The avowed purpose of Virginia’s marriage amendment, the suit continues, quoting Justice Anthony M. Kennedy’s recent opinion in the DOMA ruling, is to “impose a disadvantage, a separate status, and so a stigma upon” those who seek to enter into same-sex marriages in the commonwealth.
Citing the U.S. Supreme Court’s 1967 Loving v. Virginia ruling, which allowed for mixed-race couples to marry, Bostic and London state that marriage is a supremely important social institution, and the “freedom to marry has long been recognized as one of the vital personal rights essential to the orderly pursuit of happiness by free men.”
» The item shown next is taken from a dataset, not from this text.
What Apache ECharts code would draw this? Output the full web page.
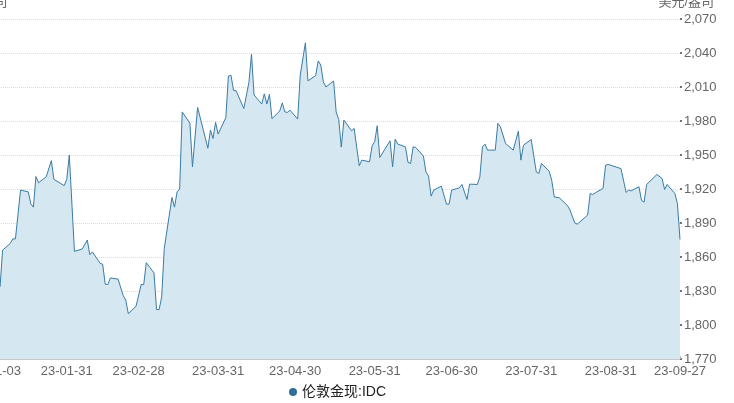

The suit was filed in the Norfolk division of the U.S. District Court for the Eastern District of Virginia, a district known throughout the country for its “rocket docket,” which essentially guarantees that civil litigation moves far more quickly than it does in many other Federal Courts around the country. Because of this, its likely that we’ll have a ruling from the District Court within a year or less of the July 8th filing date, at which point the matter will obviously be appealed to the 4th Circuit Court of Appeals. This means that the odds are fairly good that this Virginia case will be among the first of the next generation of marriage equality cases to make its way to the Supreme Court, although that’s not likely to happen until possibly as late as the Court term that begins in October 2014 at the earliest.